Set exercise >> From the very first line of the data to the line containing "faut que les", retype everything exactly, leaving the pictures behind.
## START Supplied data
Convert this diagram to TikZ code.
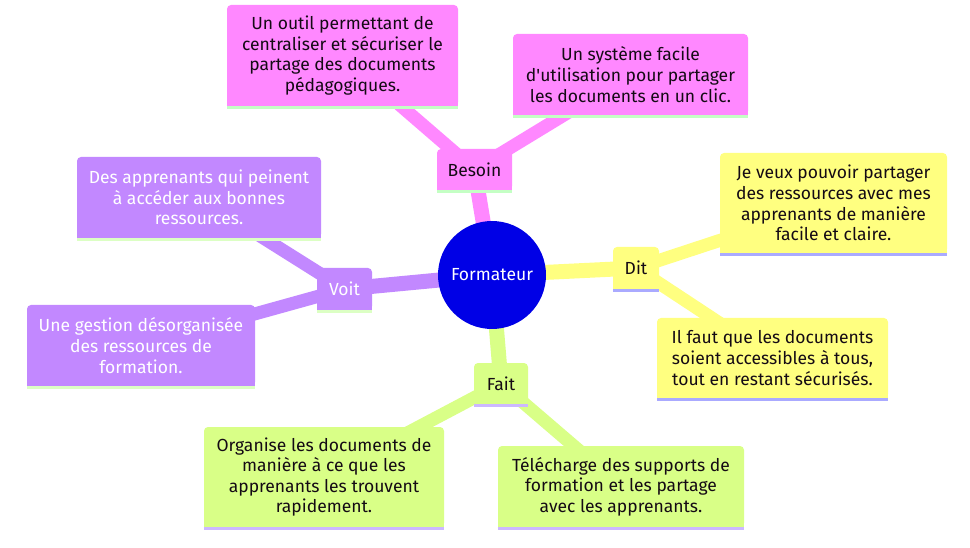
\documentclass[tikz,border=0pt]{standalone}
\usepackage{fontspec}
\setmainfont{Fira Sans}[Ligatures=TeXOff]
\usetikzlibrary{backgrounds}
\definecolor{pinkc}{RGB}{255,136,255}
\definecolor{pinkul}{RGB}{196,255,196}
\definecolor{purplec}{RGB}{194,136,255}
\definecolor{purpleul}{RGB}{220,255,196}
\definecolor{yellowc}{RGB}{255,255,128}
\definecolor{yellowul}{RGB}{170,170,255}
\definecolor{greenc}{RGB}{217,255,135}
\definecolor{greenul}{RGB}{204,184,255}
\definecolor{rootc}{RGB}{0,0,230}
\definecolor{darktext}{RGB}{20,10,20}
\tikzset{
  mmbox/.style={rectangle, rounded corners=4pt, inner sep=0pt, align=center,
    font=\fontsize{17.5}{20.6}\selectfont, text=darktext},
  pinkbox/.style={mmbox, fill=pinkc},
  purplebox/.style={mmbox, fill=purplec, text=white},
  yellowbox/.style={mmbox, fill=yellowc},
  greenbox/.style={mmbox, fill=greenc},
  rootnode/.style={circle, fill=rootc, text=white, minimum size=108pt, inner sep=0pt,
    font=\fontsize{17.5}{20}\selectfont},
  rootlink/.style={line width=15pt},
  leaflink/.style={line width=13pt},
}
\begin{document}
\begin{tikzpicture}[x=1pt,y=-1pt]
\useasboundingbox (0,0) rectangle (970,548);

\node[rootnode] (root) at (492,275) {Formateur};

\node[pinkbox, minimum width=75pt, minimum height=41pt] (besoin) at (474.5,169.5) {Besoin};
\node[pinkbox, minimum width=231pt, minimum height=101pt] (ptl) at (342.5,55.5)
  {Un outil permettant de\\centraliser et sécuriser le\\partage des documents\\pédagogiques.};
\node[pinkbox, minimum width=235pt, minimum height=81pt] (ptr) at (630.5,74.5)
  {Un système facile\\d'utilisation pour partager\\les documents en un clic.};

\node[yellowbox, minimum width=46pt, minimum height=42pt] (dit) at (636,268) {Dit};
\node[yellowbox, minimum width=227pt, minimum height=100pt] (ytr) at (833.5,203)
  {Je veux pouvoir partager\\des ressources avec mes\\apprenants de manière\\facile et claire.};
\node[yellowbox, minimum width=231pt, minimum height=80pt] (ybr) at (772.5,358)
  {Il faut que les documents\\soient accessibles à tous,\\tout en restant sécurisés.};

\node[purplebox, minimum width=55pt, minimum height=42pt] (voit) at (344.5,289) {Voit};
\node[purplebox, minimum width=244pt, minimum height=81pt] (vtl) at (199,197.5)
  {Des apprenants qui peinent\\à accéder aux bonnes\\ressources.};
\node[purplebox, minimum width=228pt, minimum height=81pt] (vbl) at (141,345.5)
  {Une gestion désorganisée\\des ressources de\\formation.};

\node[greenbox, minimum width=54pt, minimum height=41pt] (fait) at (501,383.5) {Fait};
\node[greenbox, minimum width=240pt, minimum height=100pt] (gbl) at (324,477)
  {Organise les documents de\\manière à ce que les\\apprenants les trouvent\\rapidement.};
\node[greenbox, minimum width=246pt, minimum height=81pt] (gbr) at (621,486.5)
  {Télécharge des supports de\\formation et les partage\\avec les apprenants.};

\foreach \n/\f/\u in {besoin/pinkc/pinkul, ptl/pinkc/pinkul, ptr/pinkc/pinkul,
    dit/yellowc/yellowul, ytr/yellowc/yellowul, ybr/yellowc/yellowul,
    voit/purplec/purpleul, vtl/purplec/purpleul, vbl/purplec/purpleul,
    fait/greenc/greenul, gbl/greenc/greenul, gbr/greenc/greenul}{
  \fill[\f] ([yshift=5pt]\n.south west) rectangle (\n.south east);
  \fill[\u] (\n.south west) rectangle ([yshift=-3pt]\n.south east);
}

\begin{scope}[on background layer]
  \fill[white] (0,0) rectangle (970,548);
  \draw[rootlink, pinkc] (root.center) -- (besoin.center);
  \draw[leaflink, pinkc] (besoin.center) -- (ptl.center);
  \draw[leaflink, pinkc] (besoin.center) -- (ptr.center);
  \draw[rootlink, yellowc] (root.center) -- (dit.center);
  \draw[leaflink, yellowc] (dit.center) -- (ytr.center);
  \draw[leaflink, yellowc] (dit.center) -- (ybr.center);
  \draw[rootlink, purplec] (root.center) -- (voit.center);
  \draw[leaflink, purplec] (voit.center) -- (vtl.center);
  \draw[leaflink, purplec] (voit.center) -- (vbl.center);
  \draw[rootlink, greenc] (root.center) -- (fait.center);
  \draw[leaflink, greenc] (fait.center) -- (gbl.center);
  \draw[leaflink, greenc] (fait.center) -- (gbr.center);
\end{scope}
\end{tikzpicture}
\end{document}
## END Supplied data
Completed task >>
Convert this diagram to TikZ code.
\documentclass[tikz,border=0pt]{standalone}
\usepackage{fontspec}
\setmainfont{Fira Sans}[Ligatures=TeXOff]
\usetikzlibrary{backgrounds}
\definecolor{pinkc}{RGB}{255,136,255}
\definecolor{pinkul}{RGB}{196,255,196}
\definecolor{purplec}{RGB}{194,136,255}
\definecolor{purpleul}{RGB}{220,255,196}
\definecolor{yellowc}{RGB}{255,255,128}
\definecolor{yellowul}{RGB}{170,170,255}
\definecolor{greenc}{RGB}{217,255,135}
\definecolor{greenul}{RGB}{204,184,255}
\definecolor{rootc}{RGB}{0,0,230}
\definecolor{darktext}{RGB}{20,10,20}
\tikzset{
  mmbox/.style={rectangle, rounded corners=4pt, inner sep=0pt, align=center,
    font=\fontsize{17.5}{20.6}\selectfont, text=darktext},
  pinkbox/.style={mmbox, fill=pinkc},
  purplebox/.style={mmbox, fill=purplec, text=white},
  yellowbox/.style={mmbox, fill=yellowc},
  greenbox/.style={mmbox, fill=greenc},
  rootnode/.style={circle, fill=rootc, text=white, minimum size=108pt, inner sep=0pt,
    font=\fontsize{17.5}{20}\selectfont},
  rootlink/.style={line width=15pt},
  leaflink/.style={line width=13pt},
}
\begin{document}
\begin{tikzpicture}[x=1pt,y=-1pt]
\useasboundingbox (0,0) rectangle (970,548);

\node[rootnode] (root) at (492,275) {Formateur};

\node[pinkbox, minimum width=75pt, minimum height=41pt] (besoin) at (474.5,169.5) {Besoin};
\node[pinkbox, minimum width=231pt, minimum height=101pt] (ptl) at (342.5,55.5)
  {Un outil permettant de\\centraliser et sécuriser le\\partage des documents\\pédagogiques.};
\node[pinkbox, minimum width=235pt, minimum height=81pt] (ptr) at (630.5,74.5)
  {Un système facile\\d'utilisation pour partager\\les documents en un clic.};

\node[yellowbox, minimum width=46pt, minimum height=42pt] (dit) at (636,268) {Dit};
\node[yellowbox, minimum width=227pt, minimum height=100pt] (ytr) at (833.5,203)
  {Je veux pouvoir partager\\des ressources avec mes\\apprenants de manière\\facile et claire.};
\node[yellowbox, minimum width=231pt, minimum height=80pt] (ybr) at (772.5,358)
  {Il faut que les documents\\soient accessibles à tous,\\tout en restant sécurisés.};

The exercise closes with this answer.